(Plotting code records)
───
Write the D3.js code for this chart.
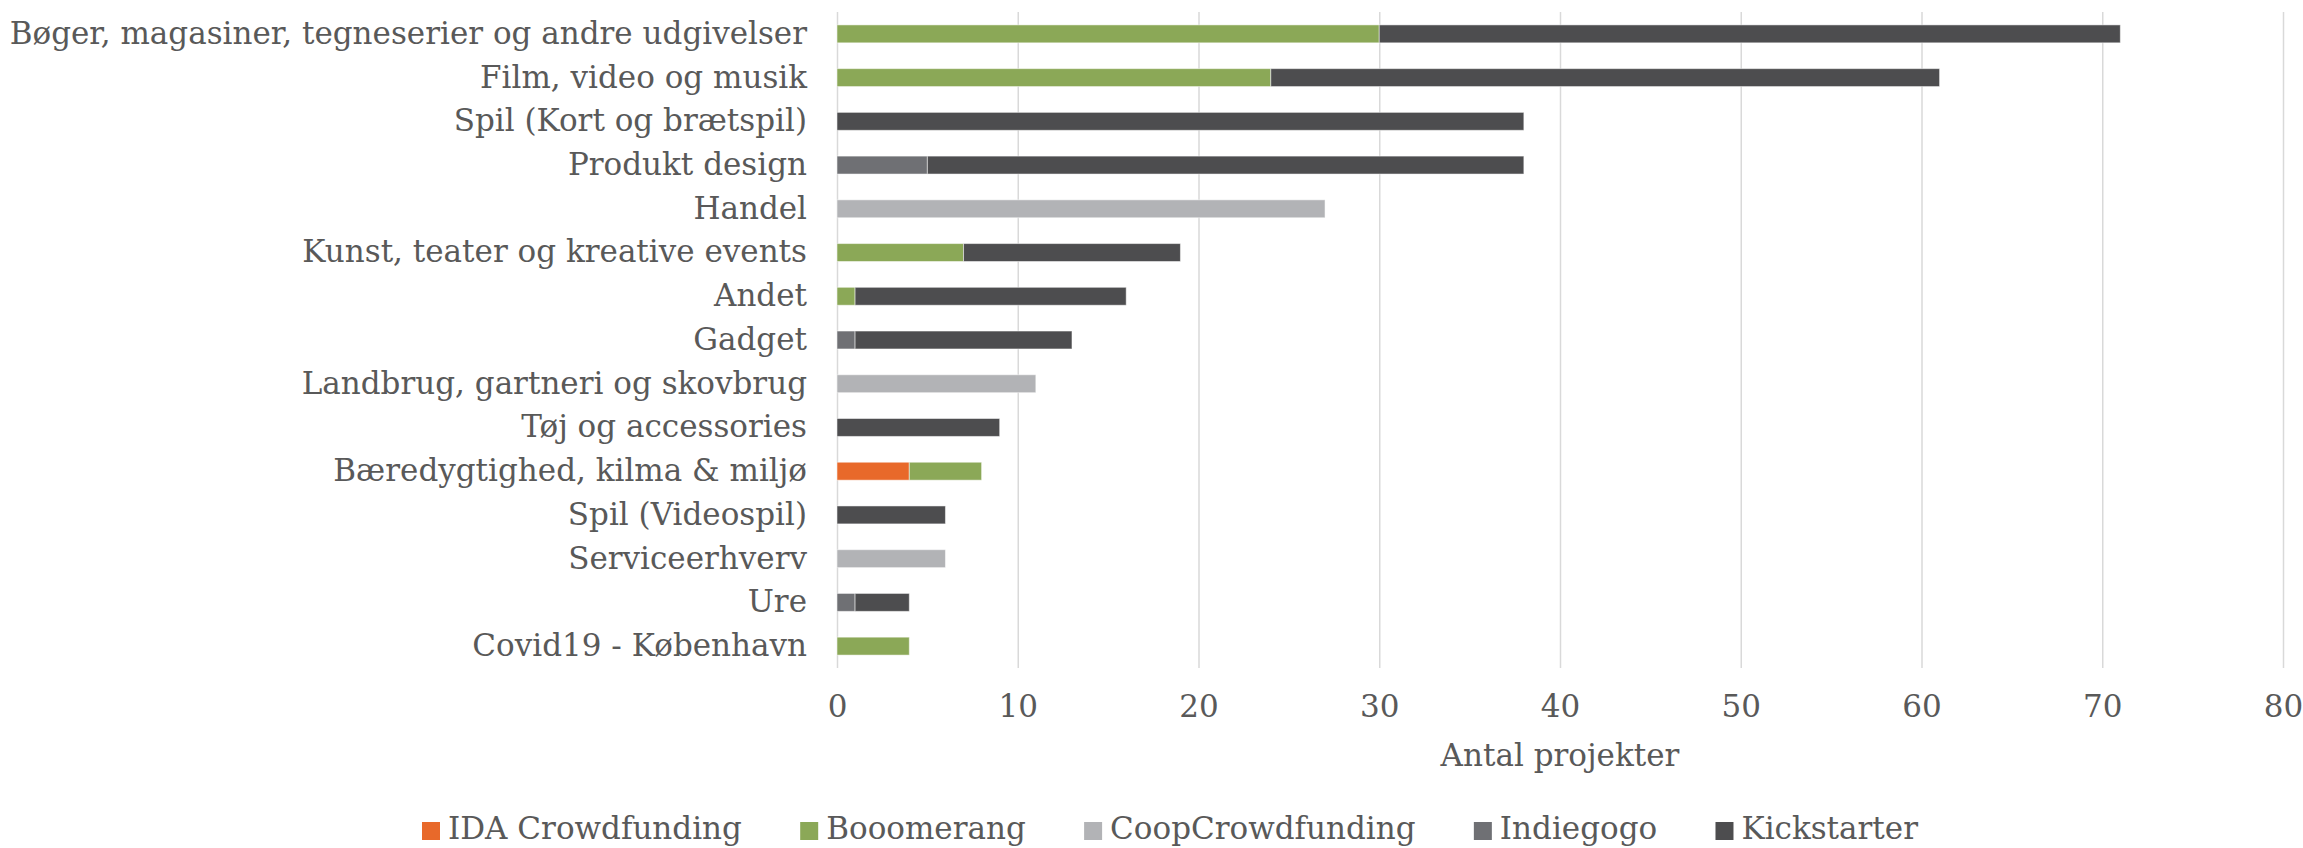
<!DOCTYPE html>
<html>
<head>
<meta charset="utf-8">
<script src="https://cdn.jsdelivr.net/npm/d3@7"></script>
<style>
  body { margin: 0; background: #fff; }
  svg text { font-family: "DejaVu Serif", serif; fill: #595959; }
</style>
</head>
<body>
<div id="chart"></div>
<script>
// categories, top to bottom
const categories = [
    "Bøger, magasiner, tegneserier og andre udgivelser",
    "Film, video og musik",
    "Spil (Kort og brætspil)",
    "Produkt design",
    "Handel",
    "Kunst, teater og kreative events",
    "Andet",
    "Gadget",
    "Landbrug, gartneri og skovbrug",
    "Tøj og accessories",
    "Bæredygtighed, kilma & miljø",
    "Spil (Videospil)",
    "Serviceerhverv",
    "Ure",
    "Covid19 - København"
];
const seriesNames = ["IDA Crowdfunding", "Booomerang", "CoopCrowdfunding", "Indiegogo", "Kickstarter"];
const idaCrowdfunding = [0, 0, 0, 0, 0, 0, 0, 0, 0, 0, 4, 0, 0, 0, 0];
const booomerang      = [30, 24, 0, 0, 0, 7, 1, 0, 0, 0, 4, 0, 0, 0, 4];
const coopCrowdfunding = [0, 0, 0, 0, 27, 0, 0, 0, 11, 0, 0, 0, 6, 0, 0];
const indiegogo       = [0, 0, 0, 5, 0, 0, 0, 1, 0, 0, 0, 0, 0, 1, 0];
const kickstarter     = [41, 37, 38, 33, 0, 12, 15, 12, 0, 9, 0, 6, 0, 3, 0];
const xTicks = [0, 10, 20, 30, 40, 50, 60, 70, 80];
const xTitle = "Antal projekter";

const colors = ["#E8692A", "#8BA857", "#B2B3B6", "#6F7074", "#4D4D4F"];

const W = 2303, H = 848;
const fontSize = "31px";
const margin = { top: 12, left: 837, right: 20 };
const plotW = 2283 - margin.left;
const plotH = 668 - margin.top;

// build rows for d3.stack
const values = [idaCrowdfunding, booomerang, coopCrowdfunding, indiegogo, kickstarter];
const rows = categories.map((c, i) => {
    let r = { cat: c };
    seriesNames.forEach((s, j) => { r[s] = values[j][i]; });
    return r;
});
const stacked = d3.stack().keys(seriesNames)(rows);

const svg = d3.select("#chart")
    .append("svg")
    .attr("width", W)
    .attr("height", H);

const xScale = d3.scaleLinear()
    .domain([0, 80])
    .range([margin.left, margin.left + plotW]);

const yScale = d3.scaleBand()
    .domain(categories)
    .range([margin.top, margin.top + plotH])
    .paddingInner(0.59)
    .paddingOuter(0.295);

const color = d3.scaleOrdinal().domain(seriesNames).range(colors);

// gridlines
svg.append("g")
    .attr("transform", "translate(0," + (margin.top + plotH) + ")")
    .call(d3.axisBottom(xScale).tickValues(xTicks).tickSize(-plotH).tickFormat(""))
    .call(g => g.select(".domain").remove())
    .call(g => g.selectAll(".tick line").attr("stroke", "#D9D9D9").attr("stroke-width", 1.5));

// bars
svg.append("g")
    .selectAll("g")
    .data(stacked)
    .join("g")
    .attr("fill", d => color(d.key))
    .selectAll("rect")
    .data(d => d.filter(p => p[1] - p[0] > 0))
    .join("rect")
    .attr("x", d => xScale(d[0]))
    .attr("y", d => yScale(d.data.cat))
    .attr("width", d => xScale(d[1]) - xScale(d[0]))
    .attr("height", yScale.bandwidth())
    .attr("stroke", "#fff")
    .attr("stroke-opacity", 0.5)
    .attr("stroke-width", 1);

// x axis tick labels
svg.append("g")
    .attr("transform", "translate(0," + (margin.top + plotH) + ")")
    .call(d3.axisBottom(xScale).tickValues(xTicks).tickSize(0).tickPadding(27).tickFormat(d3.format("d")))
    .call(g => g.select(".domain").remove())
    .call(g => g.selectAll(".tick text")
        .style("font-family", "'DejaVu Serif', serif")
        .style("font-size", fontSize)
        .attr("fill", "#595959"));

// y axis category labels
svg.append("g")
    .attr("transform", "translate(" + (margin.left - 30) + ",0)")
    .call(d3.axisLeft(yScale).tickSize(0).tickPadding(0))
    .call(g => g.select(".domain").remove())
    .call(g => g.selectAll(".tick text")
        .style("font-family", "'DejaVu Serif', serif")
        .style("font-size", fontSize)
        .attr("fill", "#595959"));

// axis title
svg.append("text")
    .attr("x", margin.left + plotW / 2)
    .attr("y", 755)
    .attr("dy", "0.35em")
    .attr("text-anchor", "middle")
    .style("font-size", fontSize)
    .text(xTitle);

// legend, spread between x=422 and x=1918
const legend = svg.append("g").attr("transform", "translate(0,829)");
const items = seriesNames.map((s, i) => {
    let g = legend.append("g");
    g.append("rect")
        .attr("x", 0)
        .attr("y", -7)
        .attr("width", 18)
        .attr("height", 18)
        .attr("fill", colors[i]);
    let t = g.append("text")
        .attr("x", 26)
        .attr("y", 0)
        .attr("dy", "0.32em")
        .style("font-size", fontSize)
        .text(s);
    return { g: g, w: 26 + t.node().getComputedTextLength() };
});
const totalW = d3.sum(items, d => d.w);
const gap = (1918 - 422 - totalW) / (items.length - 1);
let lx = 422;
items.forEach(it => {
    it.g.attr("transform", "translate(" + lx + ",0)");
    lx += it.w + gap;
});
</script>
</body>
</html>
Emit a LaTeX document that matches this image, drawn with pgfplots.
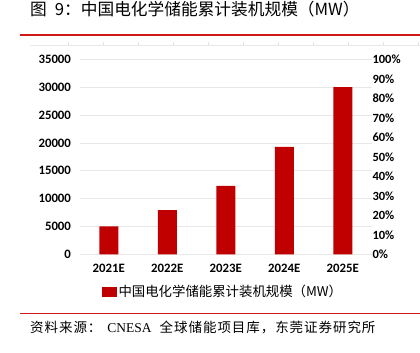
\documentclass[border=0pt]{standalone}
\usepackage{fontspec}
\setmainfont{Carlito}
\newfontfamily\cjk{Noto Sans CJK SC}
\newfontfamily\cjksrc[LetterSpace=7]{Noto Sans CJK SC}
\newfontfamily\serif{Liberation Serif}
\usepackage{pgfplots}
\pgfplotsset{compat=1.18}
\definecolor{barred}{HTML}{C00000}
\definecolor{linered}{HTML}{D01818}
\begin{document}
\begin{tikzpicture}[x=1pt,y=1pt]
\path[use as bounding box] (0,0) rectangle (420,353);
\node[anchor=base west, inner sep=0] at (30,337) {\cjk\fontsize{16.7}{18}\selectfont 图\hspace{8pt}9：中国电化学储能累计装机规模（MW）};
\draw[linered, line width=1.3pt] (20,318) -- (420,318);
\draw[gray!18, line width=0.6pt] (30,308) -- (420,308);
\foreach \x in {68,103,...,418} \draw[gray!22, line width=0.6pt] (\x,308) -- (\x,310.5);
\draw[linered, line width=1.3pt] (20,39.7) -- (420,39.7);
\node[anchor=base west, inner sep=0] at (30,20) {\cjksrc\fontsize{13.5}{15}\selectfont 资料来源：\hspace{6pt}{\serif CNESA}\hspace{8pt}全球储能项目库，东莞证券研究所};

\begin{axis}[
  at={(79.5pt,98.7pt)}, anchor=south west, scale only axis,
  width=292.5pt, height=195pt,
  xmin=-0.5, xmax=4.5, ymin=0, ymax=35000,
  ytick={0,5000,10000,15000,20000,25000,30000,35000},
  scaled y ticks=false,
  xtick={0,1,2,3,4},
  xticklabels={2021E,2022E,2023E,2024E,2025E},
  axis line style={draw=none},
  major tick length=0pt,
  ymajorgrids, grid style={gray!18, line width=0.6pt},
  /pgf/number format/assume math mode=true,
  /pgf/number format/1000 sep={},
  tick label style={font=\bfseries\fontsize{12.8}{14}\selectfont, text=black},
  yticklabel style={xshift=-5pt},
  xticklabel style={yshift=-6pt},
  legend style={at={(0.49,-0.193)}, anchor=center, draw=none, fill=none,
    font=\cjk\fontsize{13.4}{15}\selectfont, inner sep=0pt},
  legend image code/.code={\fill[barred] (0pt,-5pt) rectangle (15pt,5pt);},
]
\addplot[ybar, bar width=19pt, fill=barred, draw=none] coordinates {(0,5000) (1,7950) (2,12300) (3,19300) (4,30000)};
\addlegendentry{中国电化学储能累计装机规模（MW）}
\end{axis}

\begin{axis}[
  at={(79.5pt,98.7pt)}, anchor=south west, scale only axis,
  width=292.5pt, height=195pt,
  xmin=-0.5, xmax=4.5, ymin=0, ymax=1,
  axis y line*=right, axis x line=none,
  axis line style={draw=none},
  major tick length=0pt,
  ytick={0,0.1,0.2,0.3,0.4,0.5,0.6,0.7,0.8,0.9,1},
  yticklabels={0\%,10\%,20\%,30\%,40\%,50\%,60\%,70\%,80\%,90\%,100\%},
  tick label style={font=\bfseries\fontsize{12.5}{14}\selectfont, text=black},
  yticklabel style={xshift=-3pt},
]
\addplot[draw=none] coordinates {(0,0)};
\end{axis}
\end{tikzpicture}
\end{document}
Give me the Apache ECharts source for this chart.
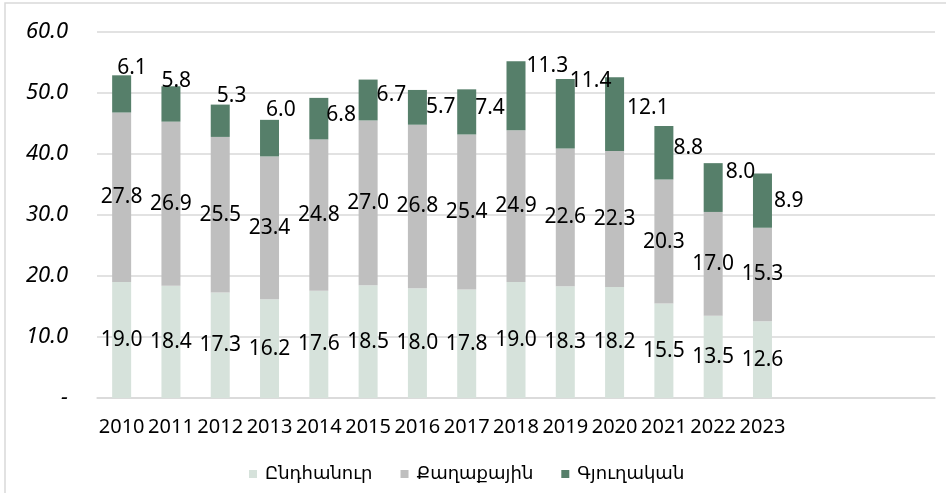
───
**Problem**
Repeat the lines from where the entries begin to the line with "const plotH = 668 - margin.top;", both included. Any picture is left out.

**Exercise result**
Write the D3.js code for this chart.
<!DOCTYPE html>
<html>
<head>
<meta charset="utf-8">
<script src="https://cdn.jsdelivr.net/npm/d3@7"></script>
<style>
  body { margin: 0; background: #fff; }
  svg text { font-family: "DejaVu Serif", serif; fill: #595959; }
</style>
</head>
<body>
<div id="chart"></div>
<script>
// categories, top to bottom
const categories = [
    "Bøger, magasiner, tegneserier og andre udgivelser",
    "Film, video og musik",
    "Spil (Kort og brætspil)",
    "Produkt design",
    "Handel",
    "Kunst, teater og kreative events",
    "Andet",
    "Gadget",
    "Landbrug, gartneri og skovbrug",
    "Tøj og accessories",
    "Bæredygtighed, kilma & miljø",
    "Spil (Videospil)",
    "Serviceerhverv",
    "Ure",
    "Covid19 - København"
];
const seriesNames = ["IDA Crowdfunding", "Booomerang", "CoopCrowdfunding", "Indiegogo", "Kickstarter"];
const idaCrowdfunding = [0, 0, 0, 0, 0, 0, 0, 0, 0, 0, 4, 0, 0, 0, 0];
const booomerang      = [30, 24, 0, 0, 0, 7, 1, 0, 0, 0, 4, 0, 0, 0, 4];
const coopCrowdfunding = [0, 0, 0, 0, 27, 0, 0, 0, 11, 0, 0, 0, 6, 0, 0];
const indiegogo       = [0, 0, 0, 5, 0, 0, 0, 1, 0, 0, 0, 0, 0, 1, 0];
const kickstarter     = [41, 37, 38, 33, 0, 12, 15, 12, 0, 9, 0, 6, 0, 3, 0];
const xTicks = [0, 10, 20, 30, 40, 50, 60, 70, 80];
const xTitle = "Antal projekter";

const colors = ["#E8692A", "#8BA857", "#B2B3B6", "#6F7074", "#4D4D4F"];

const W = 2303, H = 848;
const fontSize = "31px";
const margin = { top: 12, left: 837, right: 20 };
const plotW = 2283 - margin.left;
const plotH = 668 - margin.top;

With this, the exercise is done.